▸ **Supplied data**
==============================
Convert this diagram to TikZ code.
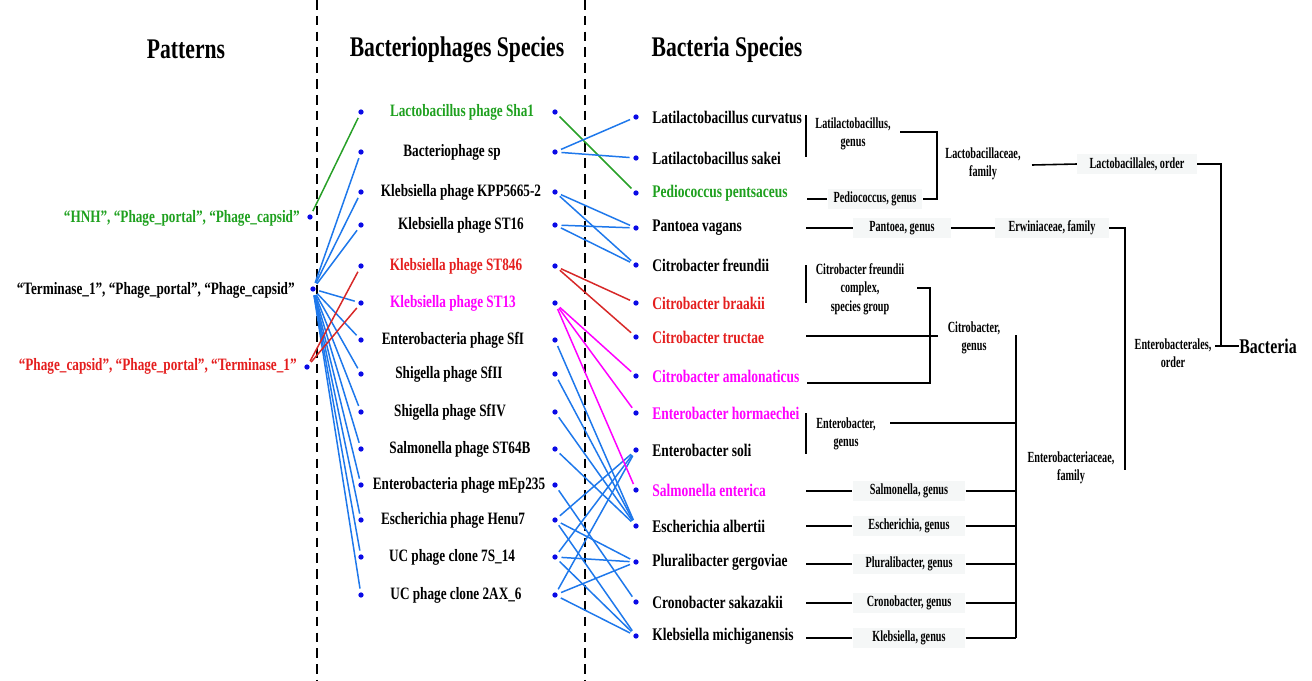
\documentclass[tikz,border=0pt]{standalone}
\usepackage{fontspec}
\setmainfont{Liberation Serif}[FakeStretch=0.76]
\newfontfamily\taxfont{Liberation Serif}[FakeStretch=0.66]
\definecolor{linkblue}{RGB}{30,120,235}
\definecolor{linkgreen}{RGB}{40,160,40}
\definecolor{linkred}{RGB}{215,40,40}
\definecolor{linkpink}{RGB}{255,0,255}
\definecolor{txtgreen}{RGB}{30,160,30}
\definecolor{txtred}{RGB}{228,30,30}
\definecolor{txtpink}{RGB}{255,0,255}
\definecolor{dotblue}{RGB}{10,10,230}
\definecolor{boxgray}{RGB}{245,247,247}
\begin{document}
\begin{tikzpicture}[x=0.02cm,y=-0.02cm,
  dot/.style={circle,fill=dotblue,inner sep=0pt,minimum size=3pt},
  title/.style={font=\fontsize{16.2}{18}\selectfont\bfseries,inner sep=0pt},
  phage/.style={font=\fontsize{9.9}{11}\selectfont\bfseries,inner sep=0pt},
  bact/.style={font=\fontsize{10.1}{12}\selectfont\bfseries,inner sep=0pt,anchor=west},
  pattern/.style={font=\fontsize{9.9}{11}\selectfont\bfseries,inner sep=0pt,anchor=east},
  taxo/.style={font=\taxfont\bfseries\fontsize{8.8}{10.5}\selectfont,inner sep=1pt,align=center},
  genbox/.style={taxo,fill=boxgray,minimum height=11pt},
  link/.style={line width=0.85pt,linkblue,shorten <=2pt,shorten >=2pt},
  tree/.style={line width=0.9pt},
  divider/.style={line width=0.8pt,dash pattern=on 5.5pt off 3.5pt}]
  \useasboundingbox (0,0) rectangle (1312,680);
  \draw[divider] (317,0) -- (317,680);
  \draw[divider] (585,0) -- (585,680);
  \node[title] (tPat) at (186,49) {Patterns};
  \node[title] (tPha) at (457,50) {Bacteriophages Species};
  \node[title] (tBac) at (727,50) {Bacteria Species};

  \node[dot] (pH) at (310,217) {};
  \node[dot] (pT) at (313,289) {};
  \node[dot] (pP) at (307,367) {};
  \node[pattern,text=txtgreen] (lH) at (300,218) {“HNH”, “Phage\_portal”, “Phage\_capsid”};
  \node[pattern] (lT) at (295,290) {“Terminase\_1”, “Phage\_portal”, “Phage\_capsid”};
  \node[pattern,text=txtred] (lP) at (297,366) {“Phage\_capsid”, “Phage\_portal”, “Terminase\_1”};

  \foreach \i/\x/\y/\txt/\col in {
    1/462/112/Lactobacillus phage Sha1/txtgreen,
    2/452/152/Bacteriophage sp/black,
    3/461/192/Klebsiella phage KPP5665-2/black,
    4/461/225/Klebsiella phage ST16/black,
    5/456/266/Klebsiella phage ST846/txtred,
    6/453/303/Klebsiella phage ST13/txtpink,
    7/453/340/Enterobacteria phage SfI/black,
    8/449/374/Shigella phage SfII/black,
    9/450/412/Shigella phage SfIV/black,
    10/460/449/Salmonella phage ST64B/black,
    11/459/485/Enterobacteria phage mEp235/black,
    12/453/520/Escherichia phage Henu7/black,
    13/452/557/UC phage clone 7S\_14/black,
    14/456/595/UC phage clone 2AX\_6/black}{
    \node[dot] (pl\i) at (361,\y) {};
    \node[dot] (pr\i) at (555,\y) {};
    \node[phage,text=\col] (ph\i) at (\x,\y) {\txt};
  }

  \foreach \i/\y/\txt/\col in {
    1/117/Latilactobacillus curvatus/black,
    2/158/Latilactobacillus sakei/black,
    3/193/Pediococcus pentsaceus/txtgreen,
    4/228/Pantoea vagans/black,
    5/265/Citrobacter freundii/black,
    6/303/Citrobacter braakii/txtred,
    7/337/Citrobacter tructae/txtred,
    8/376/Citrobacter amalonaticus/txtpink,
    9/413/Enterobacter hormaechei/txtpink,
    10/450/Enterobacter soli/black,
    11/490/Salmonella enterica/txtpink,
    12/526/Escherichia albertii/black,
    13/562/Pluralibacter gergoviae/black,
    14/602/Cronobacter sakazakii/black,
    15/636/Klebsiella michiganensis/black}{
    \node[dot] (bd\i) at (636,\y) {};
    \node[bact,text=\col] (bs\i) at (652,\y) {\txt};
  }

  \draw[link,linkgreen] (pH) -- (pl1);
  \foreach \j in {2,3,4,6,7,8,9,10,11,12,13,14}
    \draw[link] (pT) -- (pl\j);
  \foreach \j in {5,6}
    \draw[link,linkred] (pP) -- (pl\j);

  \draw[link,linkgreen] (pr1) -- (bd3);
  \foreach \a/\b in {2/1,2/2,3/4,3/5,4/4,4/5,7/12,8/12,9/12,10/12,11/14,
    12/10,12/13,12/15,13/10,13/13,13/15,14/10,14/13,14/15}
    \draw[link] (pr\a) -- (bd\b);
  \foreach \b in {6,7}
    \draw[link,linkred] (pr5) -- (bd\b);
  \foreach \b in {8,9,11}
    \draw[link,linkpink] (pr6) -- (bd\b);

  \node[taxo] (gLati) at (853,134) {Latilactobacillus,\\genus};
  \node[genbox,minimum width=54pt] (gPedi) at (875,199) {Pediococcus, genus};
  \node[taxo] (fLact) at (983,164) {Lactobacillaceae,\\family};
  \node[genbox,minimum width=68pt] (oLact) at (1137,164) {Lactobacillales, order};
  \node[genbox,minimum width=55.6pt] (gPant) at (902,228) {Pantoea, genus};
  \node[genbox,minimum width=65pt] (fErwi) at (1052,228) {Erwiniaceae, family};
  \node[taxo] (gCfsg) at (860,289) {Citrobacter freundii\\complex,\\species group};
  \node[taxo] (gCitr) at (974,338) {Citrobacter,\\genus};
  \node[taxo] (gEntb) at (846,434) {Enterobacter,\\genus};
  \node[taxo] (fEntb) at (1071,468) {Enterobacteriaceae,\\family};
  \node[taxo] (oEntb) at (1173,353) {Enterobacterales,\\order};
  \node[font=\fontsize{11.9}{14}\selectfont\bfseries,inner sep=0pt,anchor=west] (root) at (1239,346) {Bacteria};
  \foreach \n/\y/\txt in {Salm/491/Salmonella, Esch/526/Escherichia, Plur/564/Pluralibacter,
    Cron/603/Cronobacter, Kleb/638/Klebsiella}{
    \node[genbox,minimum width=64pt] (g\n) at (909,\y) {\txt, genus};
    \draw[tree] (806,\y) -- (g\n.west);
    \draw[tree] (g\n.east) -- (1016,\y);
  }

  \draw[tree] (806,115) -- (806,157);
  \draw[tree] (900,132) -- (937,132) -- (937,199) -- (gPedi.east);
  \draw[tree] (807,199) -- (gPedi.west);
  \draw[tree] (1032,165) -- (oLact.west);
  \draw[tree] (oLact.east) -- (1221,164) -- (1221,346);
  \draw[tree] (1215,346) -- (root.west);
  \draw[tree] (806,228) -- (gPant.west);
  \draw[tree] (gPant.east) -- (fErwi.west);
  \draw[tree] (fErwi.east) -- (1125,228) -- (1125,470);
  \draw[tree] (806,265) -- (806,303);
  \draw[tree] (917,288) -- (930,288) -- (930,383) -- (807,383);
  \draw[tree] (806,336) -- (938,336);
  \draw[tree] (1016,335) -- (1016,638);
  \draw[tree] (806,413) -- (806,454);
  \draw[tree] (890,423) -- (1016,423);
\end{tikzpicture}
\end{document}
==============================
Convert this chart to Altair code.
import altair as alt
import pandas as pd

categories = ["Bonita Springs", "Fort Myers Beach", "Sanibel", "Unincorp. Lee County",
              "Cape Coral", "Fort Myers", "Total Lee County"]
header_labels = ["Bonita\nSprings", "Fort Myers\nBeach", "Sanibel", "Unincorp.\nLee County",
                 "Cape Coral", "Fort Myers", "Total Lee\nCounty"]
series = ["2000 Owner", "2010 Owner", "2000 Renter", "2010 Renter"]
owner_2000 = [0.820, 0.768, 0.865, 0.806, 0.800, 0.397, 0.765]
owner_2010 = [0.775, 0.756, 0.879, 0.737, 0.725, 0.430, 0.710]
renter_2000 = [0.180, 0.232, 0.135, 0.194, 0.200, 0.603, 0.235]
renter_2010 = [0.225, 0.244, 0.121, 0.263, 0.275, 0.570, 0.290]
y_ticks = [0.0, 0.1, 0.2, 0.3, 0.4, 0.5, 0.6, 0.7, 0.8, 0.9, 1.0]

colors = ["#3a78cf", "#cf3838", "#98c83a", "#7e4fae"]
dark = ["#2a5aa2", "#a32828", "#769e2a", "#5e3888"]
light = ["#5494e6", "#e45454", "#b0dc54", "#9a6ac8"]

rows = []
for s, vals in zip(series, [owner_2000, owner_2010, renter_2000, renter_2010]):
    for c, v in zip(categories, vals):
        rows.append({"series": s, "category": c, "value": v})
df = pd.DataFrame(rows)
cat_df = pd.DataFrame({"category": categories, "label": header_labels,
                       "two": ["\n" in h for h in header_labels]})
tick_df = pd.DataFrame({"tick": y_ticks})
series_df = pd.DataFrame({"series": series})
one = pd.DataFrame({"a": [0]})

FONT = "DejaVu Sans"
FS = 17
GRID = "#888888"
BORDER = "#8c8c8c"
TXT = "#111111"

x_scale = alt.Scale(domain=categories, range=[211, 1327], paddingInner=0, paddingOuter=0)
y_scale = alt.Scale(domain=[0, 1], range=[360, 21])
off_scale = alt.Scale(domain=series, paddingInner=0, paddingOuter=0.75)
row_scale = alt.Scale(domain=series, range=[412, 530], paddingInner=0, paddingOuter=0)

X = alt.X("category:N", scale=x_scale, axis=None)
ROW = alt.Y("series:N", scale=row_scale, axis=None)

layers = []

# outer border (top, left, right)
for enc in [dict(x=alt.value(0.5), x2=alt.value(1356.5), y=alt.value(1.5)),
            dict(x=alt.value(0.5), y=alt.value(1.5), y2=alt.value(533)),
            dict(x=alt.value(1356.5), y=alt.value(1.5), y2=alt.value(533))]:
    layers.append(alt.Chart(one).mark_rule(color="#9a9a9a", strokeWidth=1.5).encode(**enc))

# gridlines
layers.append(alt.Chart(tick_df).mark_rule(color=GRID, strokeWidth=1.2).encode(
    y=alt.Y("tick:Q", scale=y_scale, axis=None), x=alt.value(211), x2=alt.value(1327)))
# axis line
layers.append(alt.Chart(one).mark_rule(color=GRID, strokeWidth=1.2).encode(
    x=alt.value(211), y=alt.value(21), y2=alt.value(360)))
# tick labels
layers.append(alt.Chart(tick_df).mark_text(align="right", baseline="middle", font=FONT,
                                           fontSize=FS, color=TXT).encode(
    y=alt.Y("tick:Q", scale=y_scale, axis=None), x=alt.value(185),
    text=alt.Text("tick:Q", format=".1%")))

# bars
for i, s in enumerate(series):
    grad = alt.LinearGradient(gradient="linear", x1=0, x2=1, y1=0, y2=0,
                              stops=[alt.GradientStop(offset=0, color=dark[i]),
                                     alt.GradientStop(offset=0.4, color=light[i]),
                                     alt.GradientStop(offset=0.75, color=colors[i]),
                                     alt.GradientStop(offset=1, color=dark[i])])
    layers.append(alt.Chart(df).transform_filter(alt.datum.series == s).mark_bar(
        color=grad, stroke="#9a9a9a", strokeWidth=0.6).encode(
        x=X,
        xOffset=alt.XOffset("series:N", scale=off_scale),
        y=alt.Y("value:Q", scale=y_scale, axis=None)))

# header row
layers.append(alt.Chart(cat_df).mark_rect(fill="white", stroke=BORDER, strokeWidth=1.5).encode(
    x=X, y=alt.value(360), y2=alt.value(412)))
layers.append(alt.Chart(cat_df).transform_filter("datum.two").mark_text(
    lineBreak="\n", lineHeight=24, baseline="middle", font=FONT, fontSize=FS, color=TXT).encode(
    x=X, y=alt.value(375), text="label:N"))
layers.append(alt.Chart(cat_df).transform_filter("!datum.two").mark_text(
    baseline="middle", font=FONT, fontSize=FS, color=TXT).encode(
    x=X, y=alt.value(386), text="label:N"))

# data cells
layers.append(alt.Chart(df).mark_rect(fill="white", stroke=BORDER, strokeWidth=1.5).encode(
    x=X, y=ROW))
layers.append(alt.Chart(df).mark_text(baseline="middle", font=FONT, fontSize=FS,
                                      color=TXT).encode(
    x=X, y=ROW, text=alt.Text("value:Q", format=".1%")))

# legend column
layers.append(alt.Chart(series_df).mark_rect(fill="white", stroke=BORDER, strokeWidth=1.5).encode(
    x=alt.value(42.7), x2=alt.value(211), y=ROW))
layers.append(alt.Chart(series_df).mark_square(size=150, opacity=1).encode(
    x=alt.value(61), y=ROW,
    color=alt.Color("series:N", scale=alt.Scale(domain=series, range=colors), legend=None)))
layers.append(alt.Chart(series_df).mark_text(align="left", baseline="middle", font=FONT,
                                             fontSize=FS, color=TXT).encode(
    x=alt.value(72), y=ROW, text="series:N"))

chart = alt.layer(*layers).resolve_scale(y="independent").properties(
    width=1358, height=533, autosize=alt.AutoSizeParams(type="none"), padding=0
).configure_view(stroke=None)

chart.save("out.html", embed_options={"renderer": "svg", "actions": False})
==============================
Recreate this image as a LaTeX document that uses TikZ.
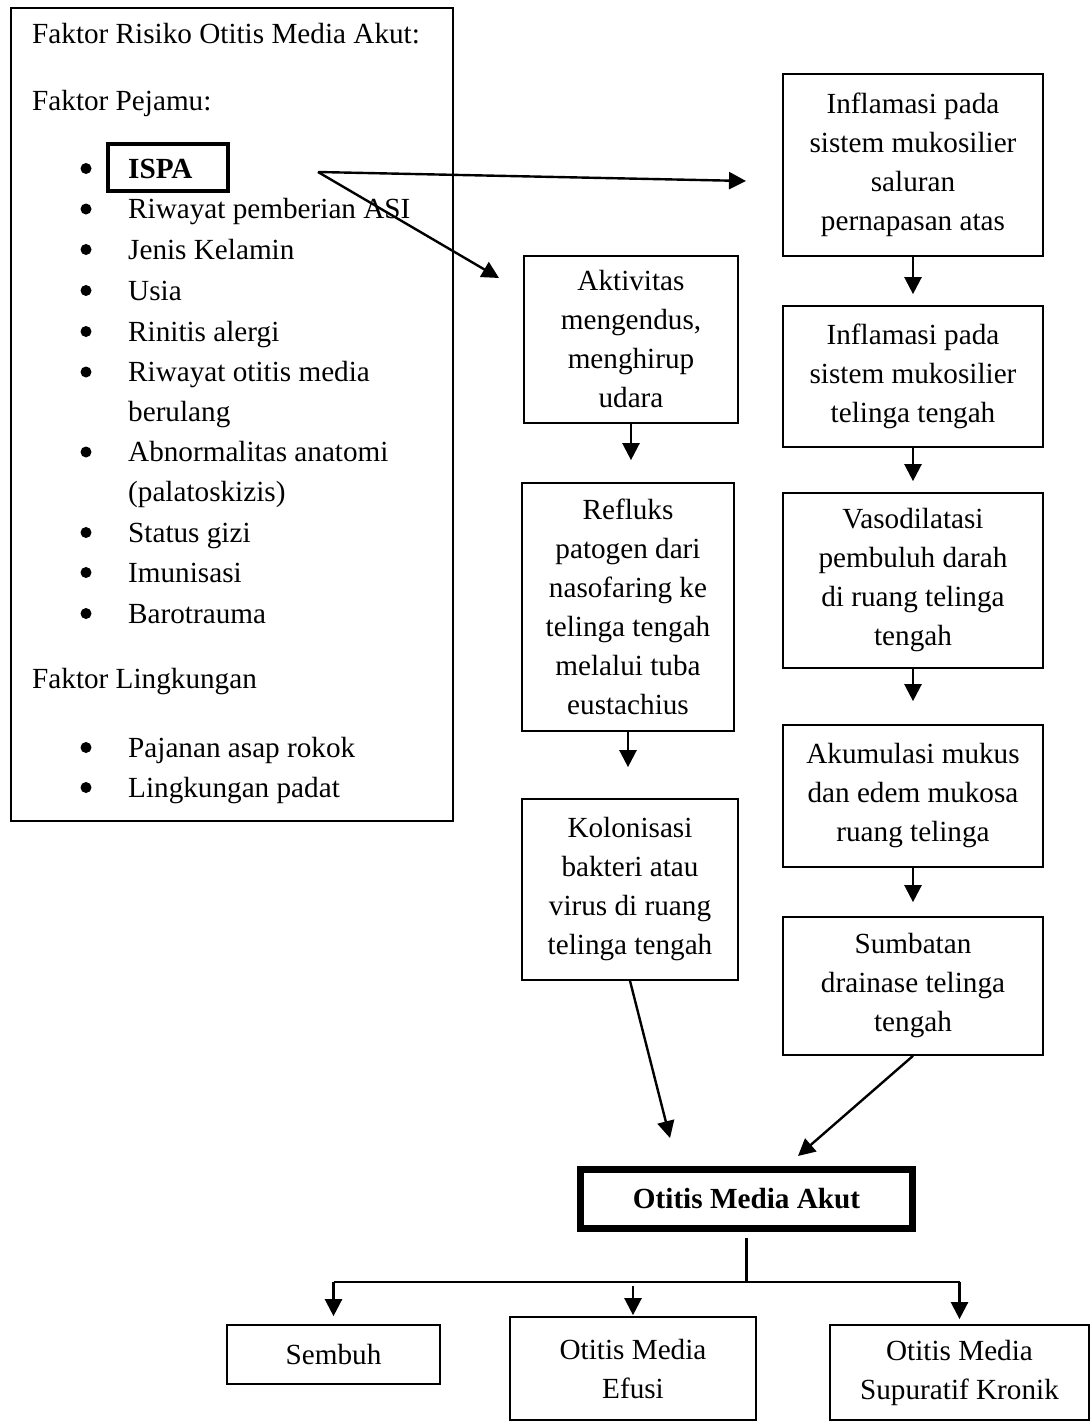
==============================
▸ **Requirement**
Return nothing but the lines running from the line with "Convert this chart to Altair code." through the line with "layers = []", exactly as they appear.

▸ **Answer to this exercise**
Convert this chart to Altair code.
import altair as alt
import pandas as pd

categories = ["Bonita Springs", "Fort Myers Beach", "Sanibel", "Unincorp. Lee County",
              "Cape Coral", "Fort Myers", "Total Lee County"]
header_labels = ["Bonita\nSprings", "Fort Myers\nBeach", "Sanibel", "Unincorp.\nLee County",
                 "Cape Coral", "Fort Myers", "Total Lee\nCounty"]
series = ["2000 Owner", "2010 Owner", "2000 Renter", "2010 Renter"]
owner_2000 = [0.820, 0.768, 0.865, 0.806, 0.800, 0.397, 0.765]
owner_2010 = [0.775, 0.756, 0.879, 0.737, 0.725, 0.430, 0.710]
renter_2000 = [0.180, 0.232, 0.135, 0.194, 0.200, 0.603, 0.235]
renter_2010 = [0.225, 0.244, 0.121, 0.263, 0.275, 0.570, 0.290]
y_ticks = [0.0, 0.1, 0.2, 0.3, 0.4, 0.5, 0.6, 0.7, 0.8, 0.9, 1.0]

colors = ["#3a78cf", "#cf3838", "#98c83a", "#7e4fae"]
dark = ["#2a5aa2", "#a32828", "#769e2a", "#5e3888"]
light = ["#5494e6", "#e45454", "#b0dc54", "#9a6ac8"]

rows = []
for s, vals in zip(series, [owner_2000, owner_2010, renter_2000, renter_2010]):
    for c, v in zip(categories, vals):
        rows.append({"series": s, "category": c, "value": v})
df = pd.DataFrame(rows)
cat_df = pd.DataFrame({"category": categories, "label": header_labels,
                       "two": ["\n" in h for h in header_labels]})
tick_df = pd.DataFrame({"tick": y_ticks})
series_df = pd.DataFrame({"series": series})
one = pd.DataFrame({"a": [0]})

FONT = "DejaVu Sans"
FS = 17
GRID = "#888888"
BORDER = "#8c8c8c"
TXT = "#111111"

x_scale = alt.Scale(domain=categories, range=[211, 1327], paddingInner=0, paddingOuter=0)
y_scale = alt.Scale(domain=[0, 1], range=[360, 21])
off_scale = alt.Scale(domain=series, paddingInner=0, paddingOuter=0.75)
row_scale = alt.Scale(domain=series, range=[412, 530], paddingInner=0, paddingOuter=0)

X = alt.X("category:N", scale=x_scale, axis=None)
ROW = alt.Y("series:N", scale=row_scale, axis=None)

layers = []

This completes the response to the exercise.